KISMAYO, Somalia, May 11 (UNHCR) - Twenty-two-year-old Ali Abdi Madar was born and raised in Kenya's sprawling Dadaab refugee camp. But when the opportunity arose to go to Somalia, his home country, he decided to take it.
Ali arrived in the southern Somalia port city of Kismayo last February, leaving his mother and brother behind, and said he wants to spend the rest of his life here.
Talking to UN High Commissioner for Refugees António Guterres, who visited Kismayo last week on a short trip to Kenya and Somalia, Ali said he speaks to his mother every night and misses her, but has no regrets about his decision. "If I get a good job, I will bring my mother here," he said.
Though glad to be back in Somalia, Ali acknowledged that building a life in a country he does not know, which is itself trying to rebuild after decades of conflict, is not easy. "I have finished my secondary school [in Dadaab], but I still cannot find a job," he said.
Ali has returned under an agreement, signed in November 2013 between UNHCR and the governments of Kenya and Somalia, to assist Somali refugees in Dadaab to voluntarily return to selected areas of Somalia in safety and dignity.
High Commissioner Guterres discussed the agreement and the way forward during his talks with top Kenyan and Somali officials, including Somalia's President Hassan Sheikh Mohamoud and Kenya's President Uhuru Kenyatta. "The emphasis is not to push people to go back, but to create more conducive conditions for sustainable return and reintegration in Somalia," he said.
Currently Dadaab hosts more than 350,000 refugees living in five camps. Ninety-five percent of the refugees who reside there are Somali. The first camp at Dadaab was established in 1991. More than two decades of war and instability, compounded by drought and famine, have led generations of Somalis to settle there, unable to return.
As part of a six-month UNHCR pilot project for voluntary return and reintegration, a limited number of refugees began returning in December last year. So far, more than 2,000 refugees have returned to the Luuq, Baidoa and Kismayo districts.
Returning refugees receive a comprehensive return package, including a cash grant of US$80 per person. Returnees with special needs receive US$100. UNHCR has established a reception infrastructure with way stations at the border and in areas of return, to guide and support the returnees on their journey home. In addition to the three areas identified for return during the pilot phase, another five districts in Somalia are being assessed as potential return areas. Education, health, shelter and livelihood projects are under way to help returnees reintegrate.

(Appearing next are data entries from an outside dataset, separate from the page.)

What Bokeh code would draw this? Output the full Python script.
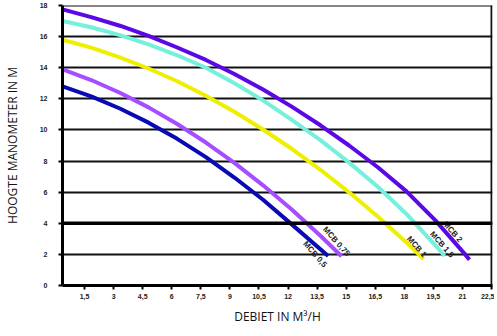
from bokeh.plotting import figure
from bokeh.models import FixedTicker, Span
from bokeh.core.properties import value
from bokeh.embed import file_html
from bokeh.resources import INLINE

# ---- data ----
x_ticks = [1.5, 3, 4.5, 6, 7.5, 9, 10.5, 12, 13.5, 15, 16.5, 18, 19.5, 21, 22.5]
x_tick_labels = ["1,5", "3", "4,5", "6", "7,5", "9", "10,5", "12", "13,5", "15",
                 "16,5", "18", "19,5", "21", "22,5"]
y_ticks = [0, 2, 4, 6, 8, 10, 12, 14, 16, 18]

series_names = ["MCB 0,5", "MCB 0,75", "MCB 1", "MCB 1,5", "MCB 2"]
series_colors = ["#0a0ab4", "#a64dff", "#eef000", "#74f0dc", "#5a08e6"]

# flow (m3/h) positions at which heads were read
q_read = [0.36, 1.84, 3.32, 4.80, 6.28, 7.76, 9.23, 10.71, 12.19, 13.67, 15.15,
          16.63, 18.11, 19.59, 21.07]

mcb05_q = q_read[:9] + [14.07]
mcb05_h = [12.8, 12.16, 11.38, 10.47, 9.43, 8.25, 6.94, 5.51, 3.93, 1.9]

mcb075_q = q_read[:10] + [14.76]
mcb075_h = [13.9, 13.21, 12.39, 11.45, 10.38, 9.19, 7.88, 6.44, 4.88, 3.2, 1.88]

mcb1_q = q_read[:13] + [19.0]
mcb1_h = [15.8, 15.29, 14.67, 13.95, 13.13, 12.2, 11.17, 10.03, 8.79, 7.44,
          5.99, 4.43, 2.77, 1.7]

mcb15_q = q_read[:14] + [20.08]
mcb15_h = [17.0, 16.6, 16.1, 15.5, 14.8, 14.0, 13.0, 11.9, 10.65, 9.35, 7.9,
           6.35, 4.6, 2.6, 1.9]

mcb2_q = q_read[:15] + [21.36]
mcb2_h = [17.75, 17.25, 16.7, 16.05, 15.3, 14.5, 13.6, 12.6, 11.5, 10.3, 9.0,
          7.6, 6.05, 4.2, 2.1, 1.65]

label_q = [12.85, 13.88, 18.21, 19.4, 20.07]
label_h = [2.77, 3.7, 3.1, 3.4, 4.05]

curves_q = [mcb05_q, mcb075_q, mcb1_q, mcb15_q, mcb2_q]
curves_h = [mcb05_h, mcb075_h, mcb1_h, mcb15_h, mcb2_h]

# ---- figure ----
p = figure(width=485, height=321, frame_width=430, frame_height=280,
           x_range=(0.36, 22.55), y_range=(0, 18),
           output_backend="svg", toolbar_location=None,
           min_border_left=53, min_border_right=2, min_border_top=5, min_border_bottom=36)
p.outline_line_color = None
p.background_fill_color = "white"
p.border_fill_color = "white"

p.xgrid.visible = False
p.ygrid.ticker = FixedTicker(ticks=y_ticks)
p.ygrid.grid_line_color = "#111111"
p.ygrid.grid_line_width = 2

for q, h, c in zip(curves_q, curves_h, series_colors):
    p.line(q, h, line_color=c, line_width=4, line_join="round")

p.add_layout(Span(location=4, dimension="width", line_color="black", line_width=3.5))
p.add_layout(Span(location=18, dimension="width", line_color="#111111", line_width=2))
p.add_layout(Span(location=22.5, dimension="height", line_color="#111111", line_width=2))

p.text(label_q, label_h, text=series_names, angle=-0.85,
       text_font=value("Liberation Sans"), text_font_style="bold",
       text_font_size="8px", text_color="#222222",
       text_align="left", text_baseline="middle")

# axes
p.xaxis.ticker = FixedTicker(ticks=x_ticks)
p.xaxis.major_label_overrides = {t: l for t, l in zip(x_ticks, x_tick_labels)}
p.yaxis.ticker = FixedTicker(ticks=y_ticks)
p.yaxis.major_label_overrides = {t: str(t) for t in y_ticks}

for ax in (p.xaxis, p.yaxis):
    ax.axis_line_width = 3
    ax.axis_line_color = "black"
    ax.major_tick_line_color = "black"
    ax.major_tick_line_width = 2
    ax.major_tick_in = 0
    ax.major_tick_out = 4
    ax.minor_tick_line_color = None
    ax.major_label_text_font = "Liberation Sans"
    ax.major_label_text_font_style = "bold"
    ax.major_label_text_font_size = "7px"
    ax.major_label_text_color = "#222222"
    ax.axis_label_text_font = "Open Sans"
    ax.axis_label_text_font_style = "normal"
    ax.axis_label_text_color = "#111111"

p.xaxis.major_label_standoff = 4
p.yaxis.major_label_standoff = 11
p.xaxis.axis_label = "DEBIET IN M³/H"
p.yaxis.axis_label = "HOOGTE MANOMETER IN M"
p.xaxis.axis_label_text_font_size = "12px"
p.yaxis.axis_label_text_font_size = "12px"
p.xaxis.axis_label_standoff = 6
p.yaxis.axis_label_standoff = 16

open("out.html", "w").write(file_html(p, INLINE))
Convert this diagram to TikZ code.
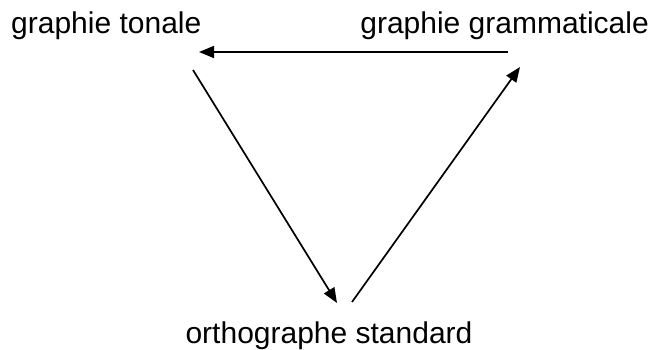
\documentclass[tikz,border=0pt]{standalone}
\usepackage{fontspec}
\setmainfont{Liberation Sans}
\usetikzlibrary{arrows.meta}
\begin{document}
\begin{tikzpicture}[x=1pt,y=-1pt,
  lbl/.style={inner sep=0pt,font=\fontsize{30}{34}\selectfont},
  conn/.style={line width=1.7pt,-{Triangle[length=15pt,width=12pt]}}]
\useasboundingbox (0,0) rectangle (655,350);
\node[lbl,anchor=base west] (gt) at (11,34) {graphie tonale};
\node[lbl,anchor=base east] (gg) at (649,34) {graphie grammaticale};
\node[lbl,anchor=base] (os) at (329,343) {orthographe standard};
\coordinate (a1s) at (508,52);
\coordinate (a1e) at (199,52);
\coordinate (a2s) at (193,70);
\coordinate (a2e) at (337,303);
\coordinate (a3s) at (352,302);
\coordinate (a3e) at (520,67);
\draw[conn] (a1s) -- (a1e);
\draw[conn] (a2s) -- (a2e);
\draw[conn] (a3s) -- (a3e);
\end{tikzpicture}
\end{document}
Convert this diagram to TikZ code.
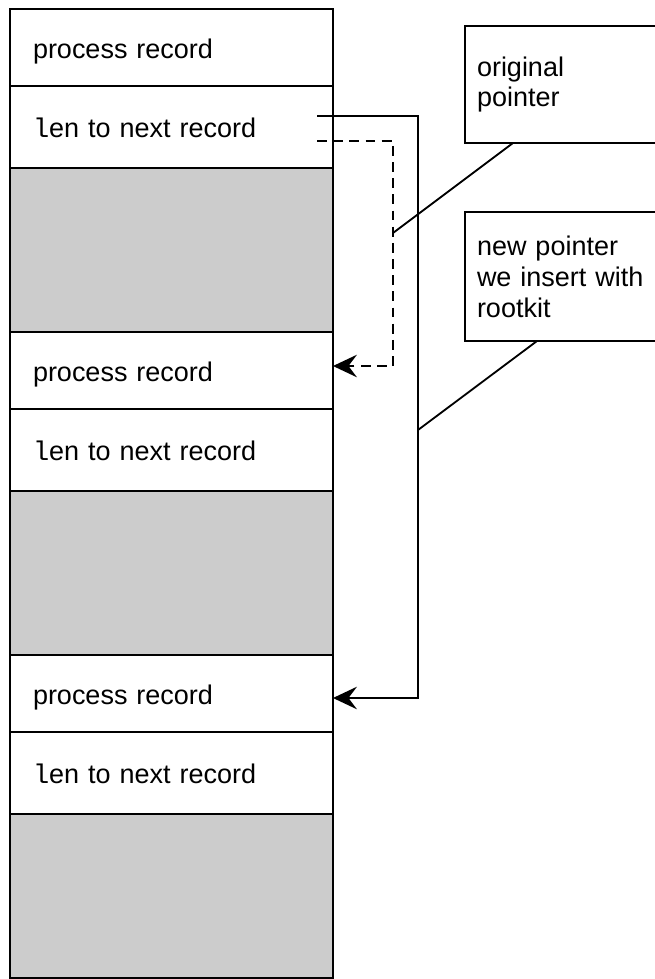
\documentclass[tikz,border=0pt]{standalone}
\usepackage{fontspec}
\setmainfont{Liberation Sans}
\setmonofont{Liberation Mono}
\usepackage{tikz}
\usetikzlibrary{positioning,arrows.meta,calc}
\newcommand{\reclen}{{\ttfamily l}en to next record}

\begin{document}
\begin{tikzpicture}[
  recbox/.style={draw, line width=1.4pt, outer sep=0pt, inner xsep=0.575cm,
    text width=6.925cm, align=left, text height=20pt, text depth=5pt,
    font=\fontsize{19.2}{23}\selectfont},
  gapbox/.style={draw, line width=1.4pt, outer sep=0pt, fill=gray!40,
    minimum width=8.075cm, minimum height=4.1cm},
  note/.style={draw, line width=1.4pt, outer sep=0pt, inner xsep=0.3cm,
    text width=4.775cm, align=left, font=\fontsize{19.2}{22}\selectfont},
  arr/.style={-{Stealth[length=17pt, width=16pt, inset=6pt]}, line width=1.4pt},
  dasharr/.style={arr, dash pattern=on 7pt off 4.5pt},
  leader/.style={line width=1.3pt}
]
\useasboundingbox (0, 0) rectangle (16.375, -24.475);

% Column: three records, each followed by free space
\foreach \i in {1,2,3} {
  \pgfmathsetmacro{\top}{-0.225 - 8.075*(\i-1)}
  \node[recbox, anchor=north west, minimum height=1.925cm] (rec\i)
    at (0.25, \top) {process record};
  \node[recbox, below=0pt of rec\i, minimum height=2.05cm] (len\i) {\reclen};
  \node[gapbox, below=0pt of len\i] (gap\i) {};
}

% Callouts
\node[note, anchor=north west, minimum height=2.925cm] (orig)
  at (11.625, -0.65) {original\\pointer};
\node[note, anchor=north west, minimum height=3.225cm] (newptr)
  at (11.625, -5.3) {new pointer\\we insert with\\rootkit};

% Pointer corners
\coordinate (newstart) at ($(len1.east)+(-0.4, 0.275)$);
\coordinate (newbend) at (10.45, -17.45);
\coordinate (origstart) at ($(len1.east)+(-0.4, -0.35)$);
\coordinate (origbend) at (9.825, -9.15);

% Original pointer: to the next record
\draw[dasharr] (origstart) -| (origbend) -- (origbend -| rec2.east);

% New pointer: skips one record
\draw[arr] (newstart) -| (newbend) -- (newbend -| rec3.east);

% Leaders from the callouts
\coordinate (origfoot) at (9.825, -5.825);
\coordinate (newfoot) at (10.45, -10.75);
\draw[leader] ($(orig.south west)+(1.2, 0)$) -- (origfoot);
\draw[leader] ($(newptr.south west)+(1.8, 0)$) -- (newfoot);

\end{tikzpicture}
\end{document}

During the High Commissioner's meeting with returnees in Kismayo, Ali told him that Somalis returning from Dadaab were not looking for handouts, but wished to use the opportunity to work with UNHCR and the government to make living conditions more attractive in Somalia. Ali said he talks to his friends in Dadaab and encourages them to consider returning as well.
Other returnees said that while access to shelter, health care and education were challenges, they were still grateful to be home in Somalia.
Meanwhile, on a visit last Friday to Dadaab, Guterres thanked Kenya's President Uhuru Kenyatta for the country's continued support of refugees. "I want to express my deep gratitude to President Kenyatta for his reassurance that repatriation to Somalia will be voluntary, with safety and dignity," he said.
Guterres also reiterated a call for more support from the international community to invest in Somalia. "If we invest in Somalia and Somalia is able to solve its security problems, that will benefit of all its neighbours, including Kenya," he said.